Exercise objective: Return only the lines from the top of the data down to the one that holds "y48 = torque_48", both included, without any pictures.

Data lines:
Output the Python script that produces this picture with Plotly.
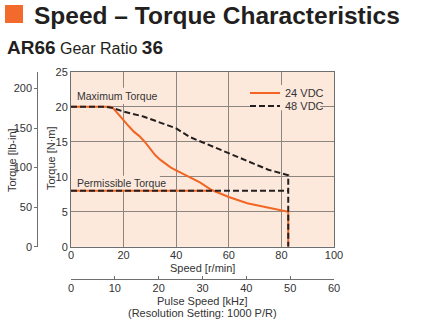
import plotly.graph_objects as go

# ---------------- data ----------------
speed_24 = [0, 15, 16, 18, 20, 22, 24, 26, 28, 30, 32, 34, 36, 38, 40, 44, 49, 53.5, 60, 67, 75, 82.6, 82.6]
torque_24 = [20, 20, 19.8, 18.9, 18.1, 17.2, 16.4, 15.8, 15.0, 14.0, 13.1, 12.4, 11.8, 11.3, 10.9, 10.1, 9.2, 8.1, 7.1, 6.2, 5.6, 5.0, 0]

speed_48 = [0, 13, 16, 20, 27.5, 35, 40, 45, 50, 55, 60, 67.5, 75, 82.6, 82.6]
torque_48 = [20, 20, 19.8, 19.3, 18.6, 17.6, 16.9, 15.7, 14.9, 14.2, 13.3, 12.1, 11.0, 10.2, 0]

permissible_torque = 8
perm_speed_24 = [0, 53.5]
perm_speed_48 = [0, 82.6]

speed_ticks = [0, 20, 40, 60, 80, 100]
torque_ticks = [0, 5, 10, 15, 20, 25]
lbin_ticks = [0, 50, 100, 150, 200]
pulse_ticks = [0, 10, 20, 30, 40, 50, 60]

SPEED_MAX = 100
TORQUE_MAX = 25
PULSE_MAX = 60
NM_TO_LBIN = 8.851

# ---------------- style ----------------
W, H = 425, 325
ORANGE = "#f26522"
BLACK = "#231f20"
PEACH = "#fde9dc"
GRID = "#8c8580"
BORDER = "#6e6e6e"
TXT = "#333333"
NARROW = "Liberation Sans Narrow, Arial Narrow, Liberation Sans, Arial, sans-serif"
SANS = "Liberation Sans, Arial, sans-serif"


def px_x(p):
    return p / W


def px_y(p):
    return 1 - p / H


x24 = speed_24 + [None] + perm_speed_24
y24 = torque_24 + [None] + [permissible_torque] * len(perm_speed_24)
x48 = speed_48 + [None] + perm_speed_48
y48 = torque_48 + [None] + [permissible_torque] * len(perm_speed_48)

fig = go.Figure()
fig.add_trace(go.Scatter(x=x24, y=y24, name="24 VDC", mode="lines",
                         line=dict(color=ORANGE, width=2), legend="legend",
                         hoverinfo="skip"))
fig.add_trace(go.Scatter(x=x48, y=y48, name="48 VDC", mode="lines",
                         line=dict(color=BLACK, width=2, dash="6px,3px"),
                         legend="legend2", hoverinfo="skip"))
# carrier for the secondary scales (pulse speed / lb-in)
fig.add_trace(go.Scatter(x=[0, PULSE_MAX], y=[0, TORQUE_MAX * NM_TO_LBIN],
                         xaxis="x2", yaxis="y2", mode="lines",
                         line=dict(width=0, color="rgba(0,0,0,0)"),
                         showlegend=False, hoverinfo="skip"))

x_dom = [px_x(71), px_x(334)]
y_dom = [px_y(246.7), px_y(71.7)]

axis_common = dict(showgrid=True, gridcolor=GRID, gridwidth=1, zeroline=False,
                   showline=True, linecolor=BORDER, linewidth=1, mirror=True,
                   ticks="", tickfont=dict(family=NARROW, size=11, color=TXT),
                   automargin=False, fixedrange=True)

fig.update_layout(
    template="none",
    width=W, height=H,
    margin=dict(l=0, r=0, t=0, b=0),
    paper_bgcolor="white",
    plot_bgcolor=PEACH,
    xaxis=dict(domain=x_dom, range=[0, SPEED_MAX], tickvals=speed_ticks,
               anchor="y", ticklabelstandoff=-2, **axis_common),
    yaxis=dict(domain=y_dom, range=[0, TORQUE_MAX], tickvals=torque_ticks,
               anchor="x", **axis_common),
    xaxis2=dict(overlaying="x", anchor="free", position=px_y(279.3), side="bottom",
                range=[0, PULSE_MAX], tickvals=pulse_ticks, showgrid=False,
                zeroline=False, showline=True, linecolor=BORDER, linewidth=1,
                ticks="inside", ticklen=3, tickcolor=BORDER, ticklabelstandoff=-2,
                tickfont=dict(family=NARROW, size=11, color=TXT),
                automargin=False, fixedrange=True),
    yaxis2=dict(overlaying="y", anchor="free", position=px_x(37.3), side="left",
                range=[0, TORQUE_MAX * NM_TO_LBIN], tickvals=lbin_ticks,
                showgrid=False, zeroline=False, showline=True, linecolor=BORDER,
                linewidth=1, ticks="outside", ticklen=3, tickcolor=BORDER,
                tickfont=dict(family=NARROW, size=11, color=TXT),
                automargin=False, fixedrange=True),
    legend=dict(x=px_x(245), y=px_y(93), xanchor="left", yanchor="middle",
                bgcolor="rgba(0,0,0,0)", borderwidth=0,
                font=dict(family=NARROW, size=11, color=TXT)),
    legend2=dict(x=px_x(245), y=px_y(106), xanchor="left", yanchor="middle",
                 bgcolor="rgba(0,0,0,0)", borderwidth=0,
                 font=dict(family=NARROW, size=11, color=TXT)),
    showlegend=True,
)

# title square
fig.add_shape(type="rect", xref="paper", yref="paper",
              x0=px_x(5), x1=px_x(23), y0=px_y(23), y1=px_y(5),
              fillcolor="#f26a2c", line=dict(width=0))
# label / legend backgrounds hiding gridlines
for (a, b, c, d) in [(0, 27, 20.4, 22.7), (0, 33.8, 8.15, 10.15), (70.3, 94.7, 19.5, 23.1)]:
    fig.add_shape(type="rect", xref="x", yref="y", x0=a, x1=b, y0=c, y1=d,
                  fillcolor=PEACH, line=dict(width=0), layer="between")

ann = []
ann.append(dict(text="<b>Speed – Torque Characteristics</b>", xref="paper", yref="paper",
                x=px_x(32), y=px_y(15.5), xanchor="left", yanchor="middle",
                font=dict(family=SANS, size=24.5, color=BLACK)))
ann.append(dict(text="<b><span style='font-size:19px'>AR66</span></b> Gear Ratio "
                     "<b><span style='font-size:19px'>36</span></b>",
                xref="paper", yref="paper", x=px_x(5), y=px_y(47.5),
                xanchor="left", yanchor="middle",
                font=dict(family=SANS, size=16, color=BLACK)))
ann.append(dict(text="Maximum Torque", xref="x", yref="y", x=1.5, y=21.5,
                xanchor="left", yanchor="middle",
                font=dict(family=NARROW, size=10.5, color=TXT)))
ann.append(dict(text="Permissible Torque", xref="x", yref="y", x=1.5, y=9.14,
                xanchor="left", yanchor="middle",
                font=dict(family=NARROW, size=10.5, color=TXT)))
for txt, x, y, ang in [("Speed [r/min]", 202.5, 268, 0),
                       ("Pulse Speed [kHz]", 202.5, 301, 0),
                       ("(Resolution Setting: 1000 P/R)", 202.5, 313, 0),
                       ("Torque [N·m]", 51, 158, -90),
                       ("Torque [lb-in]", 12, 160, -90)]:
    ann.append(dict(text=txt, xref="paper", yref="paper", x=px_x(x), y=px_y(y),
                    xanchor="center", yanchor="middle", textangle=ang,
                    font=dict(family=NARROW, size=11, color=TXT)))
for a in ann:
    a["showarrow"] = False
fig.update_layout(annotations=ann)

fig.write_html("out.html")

Finished task:
Output the Python script that produces this picture with Plotly.
import plotly.graph_objects as go

# ---------------- data ----------------
speed_24 = [0, 15, 16, 18, 20, 22, 24, 26, 28, 30, 32, 34, 36, 38, 40, 44, 49, 53.5, 60, 67, 75, 82.6, 82.6]
torque_24 = [20, 20, 19.8, 18.9, 18.1, 17.2, 16.4, 15.8, 15.0, 14.0, 13.1, 12.4, 11.8, 11.3, 10.9, 10.1, 9.2, 8.1, 7.1, 6.2, 5.6, 5.0, 0]

speed_48 = [0, 13, 16, 20, 27.5, 35, 40, 45, 50, 55, 60, 67.5, 75, 82.6, 82.6]
torque_48 = [20, 20, 19.8, 19.3, 18.6, 17.6, 16.9, 15.7, 14.9, 14.2, 13.3, 12.1, 11.0, 10.2, 0]

permissible_torque = 8
perm_speed_24 = [0, 53.5]
perm_speed_48 = [0, 82.6]

speed_ticks = [0, 20, 40, 60, 80, 100]
torque_ticks = [0, 5, 10, 15, 20, 25]
lbin_ticks = [0, 50, 100, 150, 200]
pulse_ticks = [0, 10, 20, 30, 40, 50, 60]

SPEED_MAX = 100
TORQUE_MAX = 25
PULSE_MAX = 60
NM_TO_LBIN = 8.851

# ---------------- style ----------------
W, H = 425, 325
ORANGE = "#f26522"
BLACK = "#231f20"
PEACH = "#fde9dc"
GRID = "#8c8580"
BORDER = "#6e6e6e"
TXT = "#333333"
NARROW = "Liberation Sans Narrow, Arial Narrow, Liberation Sans, Arial, sans-serif"
SANS = "Liberation Sans, Arial, sans-serif"


def px_x(p):
    return p / W


def px_y(p):
    return 1 - p / H


x24 = speed_24 + [None] + perm_speed_24
y24 = torque_24 + [None] + [permissible_torque] * len(perm_speed_24)
x48 = speed_48 + [None] + perm_speed_48
y48 = torque_48 + [None] + [permissible_torque] * len(perm_speed_48)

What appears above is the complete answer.